__Entries from a dataset__.
-=-=-
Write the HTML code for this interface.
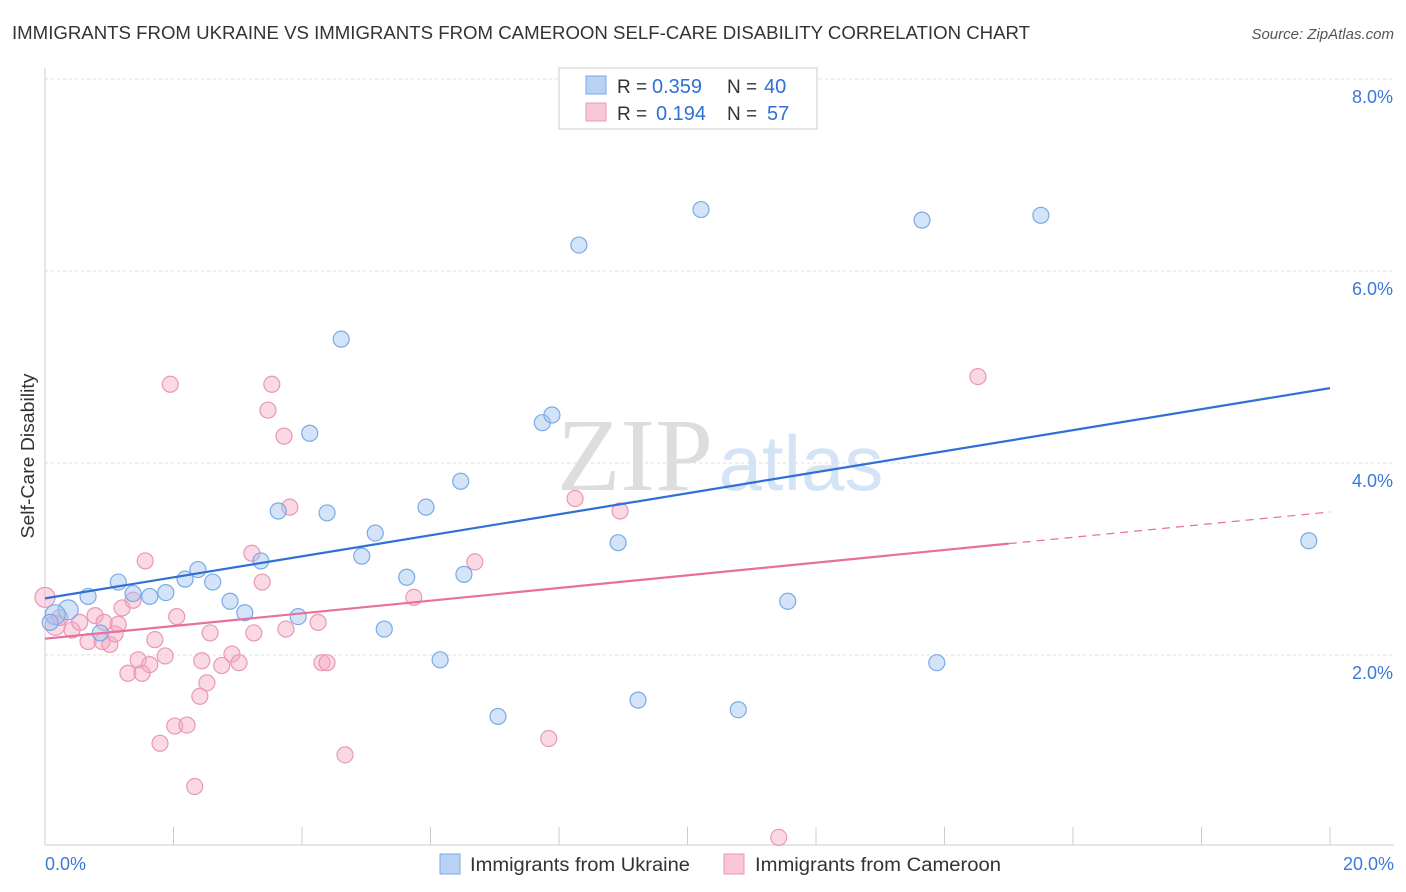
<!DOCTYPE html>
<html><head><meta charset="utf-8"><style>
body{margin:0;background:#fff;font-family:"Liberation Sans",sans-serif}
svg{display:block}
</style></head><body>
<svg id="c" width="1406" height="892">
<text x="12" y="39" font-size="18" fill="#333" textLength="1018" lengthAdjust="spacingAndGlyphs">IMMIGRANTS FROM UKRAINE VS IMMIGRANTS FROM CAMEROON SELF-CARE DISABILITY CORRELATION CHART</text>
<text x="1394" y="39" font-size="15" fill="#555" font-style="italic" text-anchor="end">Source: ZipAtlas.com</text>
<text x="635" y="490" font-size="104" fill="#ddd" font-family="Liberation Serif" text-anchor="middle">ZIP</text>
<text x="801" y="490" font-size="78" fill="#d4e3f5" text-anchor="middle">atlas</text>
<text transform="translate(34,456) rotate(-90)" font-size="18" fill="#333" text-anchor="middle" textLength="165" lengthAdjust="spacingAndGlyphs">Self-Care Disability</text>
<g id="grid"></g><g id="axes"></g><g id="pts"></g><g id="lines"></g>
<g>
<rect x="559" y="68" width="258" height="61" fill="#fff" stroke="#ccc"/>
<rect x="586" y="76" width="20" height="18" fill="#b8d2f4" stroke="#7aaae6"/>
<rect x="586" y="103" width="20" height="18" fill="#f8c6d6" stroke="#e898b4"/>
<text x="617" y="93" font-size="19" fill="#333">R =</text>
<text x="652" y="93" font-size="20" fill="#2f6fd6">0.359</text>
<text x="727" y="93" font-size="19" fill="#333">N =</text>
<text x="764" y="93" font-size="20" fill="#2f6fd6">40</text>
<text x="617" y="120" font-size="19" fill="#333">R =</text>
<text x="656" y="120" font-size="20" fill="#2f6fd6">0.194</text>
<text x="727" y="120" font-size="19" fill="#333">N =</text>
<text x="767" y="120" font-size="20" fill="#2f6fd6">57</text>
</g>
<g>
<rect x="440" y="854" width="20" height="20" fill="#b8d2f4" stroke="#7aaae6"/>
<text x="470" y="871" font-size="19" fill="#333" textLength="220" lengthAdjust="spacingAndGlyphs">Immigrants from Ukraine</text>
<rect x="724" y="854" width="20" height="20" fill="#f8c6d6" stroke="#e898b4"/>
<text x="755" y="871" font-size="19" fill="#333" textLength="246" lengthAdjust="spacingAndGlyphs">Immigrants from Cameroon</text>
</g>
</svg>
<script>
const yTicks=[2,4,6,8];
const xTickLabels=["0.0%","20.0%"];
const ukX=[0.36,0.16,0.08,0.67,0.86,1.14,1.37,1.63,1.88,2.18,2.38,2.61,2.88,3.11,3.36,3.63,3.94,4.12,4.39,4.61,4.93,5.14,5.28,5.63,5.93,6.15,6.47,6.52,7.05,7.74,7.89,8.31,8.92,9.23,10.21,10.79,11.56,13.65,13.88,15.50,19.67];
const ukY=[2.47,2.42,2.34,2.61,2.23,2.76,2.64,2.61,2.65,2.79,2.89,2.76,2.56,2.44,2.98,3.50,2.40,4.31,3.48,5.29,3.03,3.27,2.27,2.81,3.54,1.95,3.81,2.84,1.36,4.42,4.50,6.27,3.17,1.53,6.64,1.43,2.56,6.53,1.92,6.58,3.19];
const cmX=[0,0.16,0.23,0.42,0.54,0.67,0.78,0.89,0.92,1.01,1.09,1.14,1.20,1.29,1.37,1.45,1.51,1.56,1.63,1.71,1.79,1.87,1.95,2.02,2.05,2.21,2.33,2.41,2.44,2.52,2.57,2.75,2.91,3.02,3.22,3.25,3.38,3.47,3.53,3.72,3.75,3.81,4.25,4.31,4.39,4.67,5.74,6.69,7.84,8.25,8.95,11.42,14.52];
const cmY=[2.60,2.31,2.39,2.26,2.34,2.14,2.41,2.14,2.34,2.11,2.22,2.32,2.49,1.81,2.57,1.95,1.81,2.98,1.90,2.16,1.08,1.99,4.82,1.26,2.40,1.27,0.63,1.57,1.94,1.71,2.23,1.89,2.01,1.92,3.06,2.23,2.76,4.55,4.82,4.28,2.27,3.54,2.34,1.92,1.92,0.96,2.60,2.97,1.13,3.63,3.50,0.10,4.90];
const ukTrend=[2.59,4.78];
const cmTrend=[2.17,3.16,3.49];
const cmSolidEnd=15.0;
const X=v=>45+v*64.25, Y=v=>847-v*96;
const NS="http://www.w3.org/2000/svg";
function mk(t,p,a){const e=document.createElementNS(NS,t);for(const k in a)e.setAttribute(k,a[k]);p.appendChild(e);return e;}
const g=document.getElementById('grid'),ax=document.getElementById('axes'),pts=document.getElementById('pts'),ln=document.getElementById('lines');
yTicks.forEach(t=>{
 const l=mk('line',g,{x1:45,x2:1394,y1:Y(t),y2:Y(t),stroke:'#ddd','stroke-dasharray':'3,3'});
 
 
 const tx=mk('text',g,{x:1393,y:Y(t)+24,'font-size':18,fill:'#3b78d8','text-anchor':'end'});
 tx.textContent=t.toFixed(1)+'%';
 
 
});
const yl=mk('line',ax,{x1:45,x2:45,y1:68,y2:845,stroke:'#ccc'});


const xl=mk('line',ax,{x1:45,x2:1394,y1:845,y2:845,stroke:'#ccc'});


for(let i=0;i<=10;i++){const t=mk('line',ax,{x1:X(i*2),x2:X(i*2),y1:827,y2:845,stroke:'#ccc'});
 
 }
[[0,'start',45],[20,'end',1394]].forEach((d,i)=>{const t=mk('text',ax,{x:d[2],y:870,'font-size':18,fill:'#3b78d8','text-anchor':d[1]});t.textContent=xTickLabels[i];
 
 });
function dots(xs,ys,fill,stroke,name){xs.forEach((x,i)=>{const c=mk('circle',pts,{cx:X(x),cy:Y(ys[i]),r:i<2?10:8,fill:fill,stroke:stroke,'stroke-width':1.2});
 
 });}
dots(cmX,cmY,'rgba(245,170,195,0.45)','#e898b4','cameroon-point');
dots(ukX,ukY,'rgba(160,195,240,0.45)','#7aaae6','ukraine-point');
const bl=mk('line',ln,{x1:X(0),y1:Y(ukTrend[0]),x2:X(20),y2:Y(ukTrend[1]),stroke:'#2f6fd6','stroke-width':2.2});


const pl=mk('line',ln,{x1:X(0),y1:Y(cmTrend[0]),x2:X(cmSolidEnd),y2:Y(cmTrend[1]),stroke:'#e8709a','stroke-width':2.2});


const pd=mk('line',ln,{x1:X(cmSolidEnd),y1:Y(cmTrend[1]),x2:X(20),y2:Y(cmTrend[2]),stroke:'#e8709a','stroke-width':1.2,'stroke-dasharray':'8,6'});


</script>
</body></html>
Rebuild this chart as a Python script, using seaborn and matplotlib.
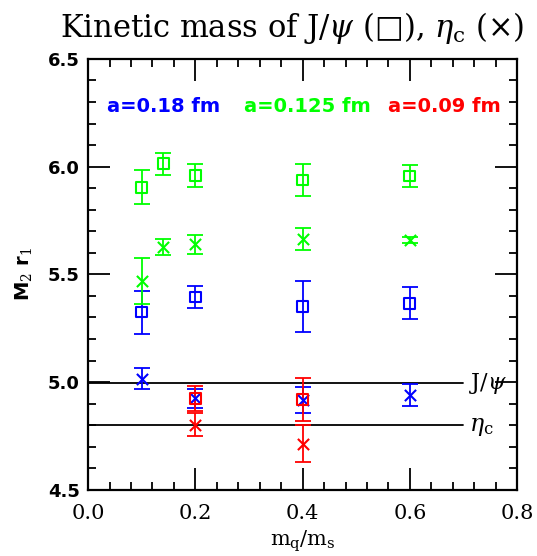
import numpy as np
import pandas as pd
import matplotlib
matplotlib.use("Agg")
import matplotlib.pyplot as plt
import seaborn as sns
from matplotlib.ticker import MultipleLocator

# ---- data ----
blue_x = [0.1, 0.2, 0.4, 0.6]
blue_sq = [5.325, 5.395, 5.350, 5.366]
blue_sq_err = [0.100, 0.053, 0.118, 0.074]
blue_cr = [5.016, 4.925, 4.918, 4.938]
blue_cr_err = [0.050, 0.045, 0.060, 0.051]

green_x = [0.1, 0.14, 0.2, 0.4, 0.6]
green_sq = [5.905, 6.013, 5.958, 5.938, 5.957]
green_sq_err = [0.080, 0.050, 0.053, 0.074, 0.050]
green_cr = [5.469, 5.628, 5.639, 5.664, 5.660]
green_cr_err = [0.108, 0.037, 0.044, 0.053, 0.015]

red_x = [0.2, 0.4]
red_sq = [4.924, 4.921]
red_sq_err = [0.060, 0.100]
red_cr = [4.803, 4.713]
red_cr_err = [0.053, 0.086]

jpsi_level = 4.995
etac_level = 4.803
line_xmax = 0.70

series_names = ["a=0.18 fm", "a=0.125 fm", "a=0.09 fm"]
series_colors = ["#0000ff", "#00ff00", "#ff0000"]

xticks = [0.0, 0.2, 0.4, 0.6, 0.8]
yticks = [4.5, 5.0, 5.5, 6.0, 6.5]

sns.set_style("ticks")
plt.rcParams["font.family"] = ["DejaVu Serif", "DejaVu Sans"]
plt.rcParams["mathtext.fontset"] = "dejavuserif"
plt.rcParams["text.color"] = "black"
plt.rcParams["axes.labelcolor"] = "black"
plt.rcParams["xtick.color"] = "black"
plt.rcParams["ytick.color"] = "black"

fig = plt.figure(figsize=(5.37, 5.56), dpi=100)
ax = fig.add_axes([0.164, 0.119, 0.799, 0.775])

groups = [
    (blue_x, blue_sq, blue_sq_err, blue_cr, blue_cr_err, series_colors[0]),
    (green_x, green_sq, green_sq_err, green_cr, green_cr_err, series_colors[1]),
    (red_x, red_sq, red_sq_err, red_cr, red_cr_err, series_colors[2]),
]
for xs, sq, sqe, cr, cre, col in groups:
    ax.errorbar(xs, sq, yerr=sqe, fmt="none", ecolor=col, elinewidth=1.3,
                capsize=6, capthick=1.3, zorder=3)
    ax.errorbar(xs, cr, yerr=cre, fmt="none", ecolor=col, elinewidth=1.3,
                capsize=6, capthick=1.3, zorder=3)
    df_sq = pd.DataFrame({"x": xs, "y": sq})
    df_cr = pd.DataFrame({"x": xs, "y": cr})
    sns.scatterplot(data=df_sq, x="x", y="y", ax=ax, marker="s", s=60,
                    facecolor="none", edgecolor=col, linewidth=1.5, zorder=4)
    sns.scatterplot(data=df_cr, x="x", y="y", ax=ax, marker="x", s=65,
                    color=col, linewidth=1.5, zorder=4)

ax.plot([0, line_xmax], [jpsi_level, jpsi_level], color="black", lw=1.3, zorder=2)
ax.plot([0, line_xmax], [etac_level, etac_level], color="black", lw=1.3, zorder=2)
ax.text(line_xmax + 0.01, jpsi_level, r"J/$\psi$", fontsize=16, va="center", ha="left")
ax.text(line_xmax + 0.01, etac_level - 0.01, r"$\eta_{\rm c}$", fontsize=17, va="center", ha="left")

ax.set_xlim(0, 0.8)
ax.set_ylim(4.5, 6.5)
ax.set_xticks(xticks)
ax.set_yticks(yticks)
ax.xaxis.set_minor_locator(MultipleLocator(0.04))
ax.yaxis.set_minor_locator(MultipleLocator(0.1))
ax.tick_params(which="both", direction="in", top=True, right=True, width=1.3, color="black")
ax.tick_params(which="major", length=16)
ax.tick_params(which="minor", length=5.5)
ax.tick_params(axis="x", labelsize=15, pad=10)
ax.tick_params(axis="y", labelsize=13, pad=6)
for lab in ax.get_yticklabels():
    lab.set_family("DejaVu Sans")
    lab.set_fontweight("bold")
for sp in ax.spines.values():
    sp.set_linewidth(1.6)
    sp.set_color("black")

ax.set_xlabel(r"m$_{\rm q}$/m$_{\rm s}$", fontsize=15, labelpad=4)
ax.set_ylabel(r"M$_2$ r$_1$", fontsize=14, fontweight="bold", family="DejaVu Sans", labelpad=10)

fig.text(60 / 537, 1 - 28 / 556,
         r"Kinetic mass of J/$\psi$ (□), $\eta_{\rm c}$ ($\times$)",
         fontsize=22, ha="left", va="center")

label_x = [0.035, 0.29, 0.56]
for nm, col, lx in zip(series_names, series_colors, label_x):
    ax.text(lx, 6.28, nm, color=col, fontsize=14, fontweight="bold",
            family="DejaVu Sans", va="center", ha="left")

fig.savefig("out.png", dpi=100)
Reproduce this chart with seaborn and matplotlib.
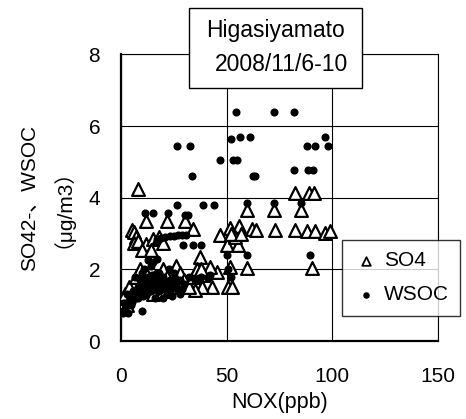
-=-=-
Check each line of the records for the word "this" and extract those that contain it.

__Exercise response__.
Write the HTML code for this interface.
Rebuild this chart as a Python script, using seaborn and matplotlib.
Reproduce this chart with seaborn and matplotlib.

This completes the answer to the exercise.